Muitas vezes, a vida encaminha-nos para situações ou momentos em que sentimos que não temos rumo, não temos direcção ou um ponto em que nos possamos agarrar e orientar. Esses momentos trazem-nos desconforto, desânimo e dúvidas, levam-nos a intensificar todo o nosso lado mental em busca duma resposta, duma luz ao fundo do túnel ou qualquer coisa que nos dê um sentido para tudo o que nos aperta o coração. Muitas vezes também, quanto mais nos debatemos em questionar e em buscar respostas, mais tudo se escapa pelos nossos dedos, como se fosse areia fina.
A energia destes últimos dias, na mesma proporção que nos impulsiona a olhar para cima e sentirmos a magnificência da Luz que nos rodeia, puxa-nos também, e cada vez mais, para as nossas profundezas, para olharmos as nossas sombras, pressionando-nos e impelindo-nos para uma forte tomada de consciência do caminho das nossas vidas. Ainda que, muitas vezes, por trilhos bem estranhos e muito pouco claros, muitos véus das nossas vidas vão caindo e situações que pareciam estabilizadas, concretas e sólidas, de repente, voltam com toda a sua força.
O primeiro impacto desta energia é, sem dúvida, o medo e o receio, que nos impulsionam para uma automática tentativa de controlar a situação, de qualquer forma possível. Muitas vezes, o desespero toma conta de nós, a tristeza assola o nosso coração, sentimo-nos impotentes e desconsolados, sem saber muito bem o que fazer.
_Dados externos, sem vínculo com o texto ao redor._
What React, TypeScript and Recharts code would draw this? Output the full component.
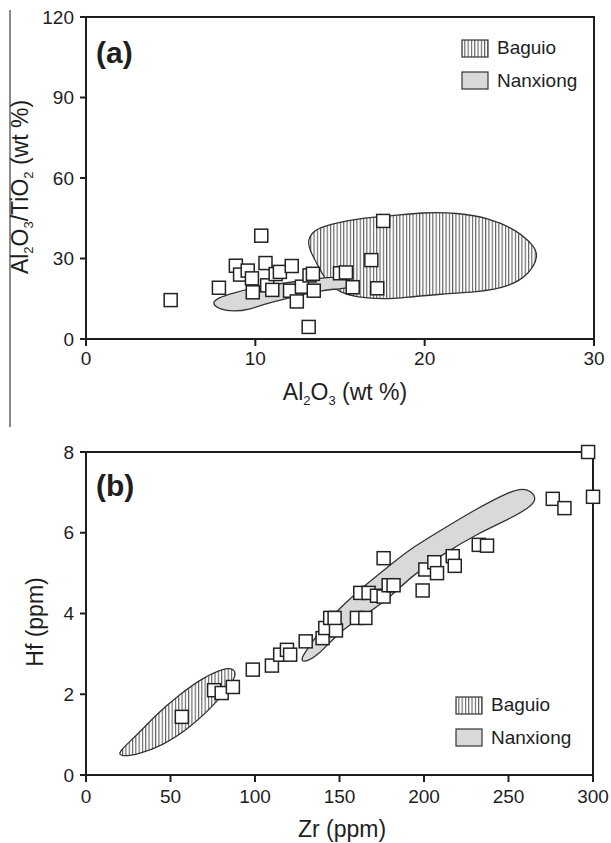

Contudo, esse processo, essa vivência, é essencial para conseguirmos ver a verdadeira natureza do que nos atormenta, a nossa parte de responsabilidade da situação, o que nela existe que é nosso e da qual, se assim quisermos e nos predispusermos, nos temos de libertar.
Nem sempre é fácil de perceber, é verdade, mas o mais doloroso é conseguirmos largarmo-nos de nós mesmos, dos nossos vícios, dos nossos mecanismos de controlo e das nossas obsessões. Como sempre, nós somos o nosso primeiro e principal inimigo, aquele que pior nos pode fazer, que mais para baixo nos pode empurrar, que mais espirais mentais pode criar. Por isso, rasgarmos todos esses padrões é também quebrar as nossas tramas interiores, os nossos labirintos macabros, as nossas barreiras. Ao fazê-lo, libertamo-nos de nós mesmos e, ao mesmo tempo, libertamos a Luz que existe dentro de nós, que nos mostra o caminho, que nos revela o que até ali não conseguíamos ver, porque, com medo do que poderia acontecer, não conseguíamos largar.
Associamos rapidamente o largar algo com o desresponsabilizarmo-nos, com o não querermos saber. No entanto, largar, em consciência, é precisamente o contrário, é querermos saber, é cuidarmos do nosso bem mais precioso, nós mesmos. Dizemos, por vezes, que é colocar “nas mãos de Deus”, mas se em cada um de nós está uma partícula de Deus, então, o que fazemos é cuidar dessa situação que nos atormenta a mente, que nos prende o coração, com algo muito superior, com a nossa Alma, com a nossa mais profunda consciência. Em vez de pensarmos, permitimo-nos ouvir o nosso coração, em vez de planear caminhos e hipóteses, deixamos que a vida nos mostre os passos a dar, e, dessa forma, começamos a ler os sinais que o Universo nos dá, interpretamos as suas frases encriptadas, abrimos portas, descodificamos segredos, olhamos a vida pelo olhar mais profundo do nosso ser.
Se algo nos deixa em dor, em tristeza, se nos revela mágoas, medos e dúvidas, se nos angustia e aperta o coração, então é porque há uma ferida que necessita de ser cuidada, que precisamos de olhar para ela com amor, com a consciência que a sua cura está ao nosso alcance. Quanto mais o coração aperta, mais precisamos de o abrir, para que ele se possa libertar dessas amarras e inundar todo o nosso ser, como um rio que nos banha e nos acalma, como essas tais mãos de Deus que, subitamente, sentimos nos segurarem.